▶ REQUIRED TASK: Write out, word for word, every line from the first one through the line that holds "3.98, 6.31, 10.0, 15.8, 25.1, 39.8, 63.1, 100.0]", and nothing else; skip the pictures.

--*--

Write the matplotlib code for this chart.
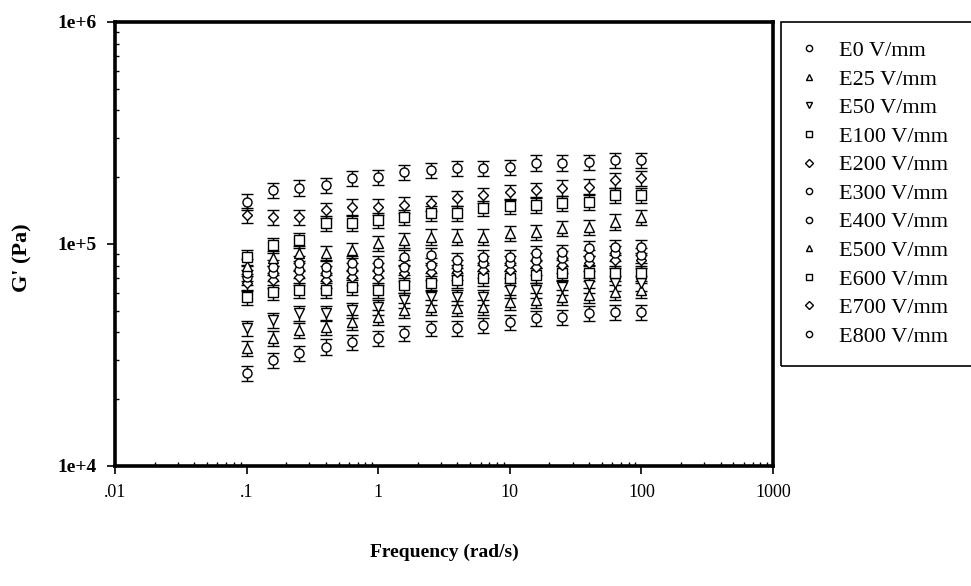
import matplotlib
matplotlib.use("Agg")
import matplotlib.pyplot as plt
from matplotlib.patches import Rectangle
from matplotlib.ticker import LogLocator, NullFormatter

plt.rcParams['font.family'] = ['Liberation Serif', 'DejaVu Serif']

# angular frequency sweep (rad/s)
freq = [0.1, 0.158, 0.251, 0.398, 0.631, 1.0, 1.58, 2.51,
        3.98, 6.31, 10.0, 15.8, 25.1, 39.8, 63.1, 100.0]

# storage modulus G' (Pa) at each electric field strength
g_e0 = [26200, 30000, 32300, 34400, 36200, 37700, 39700, 41800,
        41800, 43200, 44500, 46400, 46900, 48900, 49400, 49400]
g_e25 = [34000, 37700, 41000, 42300, 44500, 46900, 50400, 52000,
         51500, 52000, 54800, 55900, 57700, 58900, 60800, 62100]
g_e50 = [41800, 45500, 48900, 48900, 50400, 52000, 55900, 57700,
         57700, 57700, 62100, 62100, 64000, 65400, 66700, 66700]
g_e100 = [57700, 60800, 62100, 62100, 64000, 62100, 65400, 66700,
          68800, 70300, 70300, 72500, 74000, 74000, 74000, 74000]
g_e200 = [66700, 68800, 71000, 68800, 71000, 71000, 74000, 74800,
          74800, 76400, 76400, 78800, 80400, 82100, 84700, 84700]
g_e300 = [71000, 74000, 76400, 74000, 76400, 76400, 78800, 80400,
          78800, 82100, 82100, 84700, 86500, 87400, 91100, 89200]
g_e400 = [74000, 78800, 82100, 78800, 82100, 82100, 87400, 89200,
          84700, 87400, 87400, 91100, 92000, 95900, 96900, 96900]
g_e500 = [79600, 86500, 91100, 91100, 94000, 101000, 104000, 108000,
          108000, 108000, 112000, 113000, 118000, 119000, 126000, 132000]
g_e600 = [87400, 99000, 104000, 124000, 124000, 128000, 132000, 138000,
          138000, 145000, 148000, 150000, 153000, 155000, 166000, 166000]
g_e700 = [135000, 132000, 132000, 142000, 147000, 147000, 150000, 153000,
          161000, 166000, 171000, 175000, 179000, 181000, 194000, 198000]
g_e800 = [155000, 175000, 179000, 184000, 198000, 200000, 211000, 215000,
          220000, 220000, 222000, 232000, 232000, 234000, 239000, 239000]

labels = ["E0 V/mm", "E25 V/mm", "E50 V/mm", "E100 V/mm", "E200 V/mm",
          "E300 V/mm", "E400 V/mm", "E500 V/mm", "E600 V/mm", "E700 V/mm",
          "E800 V/mm"]
series = [g_e0, g_e25, g_e50, g_e100, g_e200, g_e300, g_e400, g_e500,
          g_e600, g_e700, g_e800]
markers = ["o", "^", "v", "s", "D", "o", "o", "^", "s", "D", "o"]

err_frac = 0.08  # relative scatter shown as error bars

fig = plt.figure(figsize=(9.71, 5.86), dpi=100)
ax = fig.add_axes([115 / 971, 1 - 466 / 586, 658 / 971, 444 / 586])

handles = []
for g, m, lab in zip(series, markers, labels):
    ms = 5.5 if m == "D" else 6.5
    ax.errorbar(freq, g, yerr=[err_frac * v for v in g], fmt=m, ms=ms,
                mfc="white", mec="black", mew=1.0, ecolor="black",
                elinewidth=1.0, capsize=4.5, capthick=1.3, zorder=3)
    h, = ax.plot([], [], m, ms=4.5, mfc="white", mec="black", mew=1.0,
                 linestyle="none", label=lab)
    handles.append(h)

ax.set_xscale("log")
ax.set_yscale("log")
ax.set_xlim(0.01, 1000)
ax.set_ylim(1e4, 1e6)

for s in ax.spines.values():
    s.set_linewidth(2.6)

ax.set_xticks([0.01, 0.1, 1, 10, 100, 1000])
ax.set_xticklabels([".01", ".1", "1", "10", "100", "1000"], fontsize=13)
ax.set_yticks([1e4, 1e5, 1e6])
ax.set_yticklabels(["1e+4", "1e+5", "1e+6"], fontsize=14, fontweight="bold")
ax.xaxis.set_minor_locator(LogLocator(base=10, subs=range(2, 10)))
ax.yaxis.set_minor_locator(LogLocator(base=10, subs=range(2, 10)))
ax.xaxis.set_minor_formatter(NullFormatter())
ax.yaxis.set_minor_formatter(NullFormatter())
ax.tick_params(which="major", direction="out", length=6, width=1.2, pad=7)
ax.tick_params(which="minor", direction="in", length=3, width=1.0)

ax.set_xlabel("Frequency (rad/s)", fontsize=14, fontweight="bold")
ax.set_ylabel("G' (Pa)", fontsize=16, fontweight="bold")
ax.xaxis.set_label_coords(0.5, -0.175)
ax.yaxis.set_label_coords(-0.125, 0.47)

# legend box runs off the right edge of the figure
fig.patches.append(Rectangle((781 / 971, 1 - 366 / 586), 200 / 971, 344 / 586,
                             transform=fig.transFigure, fill=False,
                             edgecolor="black", linewidth=1.2))
fig.legend(handles=handles, loc="upper left",
           bbox_to_anchor=(780 / 971, 1 - 25 / 586), frameon=False,
           borderpad=0.2, fontsize=16, labelspacing=0.36, handletextpad=0.75,
           handlelength=1.2)

fig.savefig("out.png", dpi=100)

--*--

▶ TASK OUTPUT:
Write the matplotlib code for this chart.
import matplotlib
matplotlib.use("Agg")
import matplotlib.pyplot as plt
from matplotlib.patches import Rectangle
from matplotlib.ticker import LogLocator, NullFormatter

plt.rcParams['font.family'] = ['Liberation Serif', 'DejaVu Serif']

# angular frequency sweep (rad/s)
freq = [0.1, 0.158, 0.251, 0.398, 0.631, 1.0, 1.58, 2.51,
        3.98, 6.31, 10.0, 15.8, 25.1, 39.8, 63.1, 100.0]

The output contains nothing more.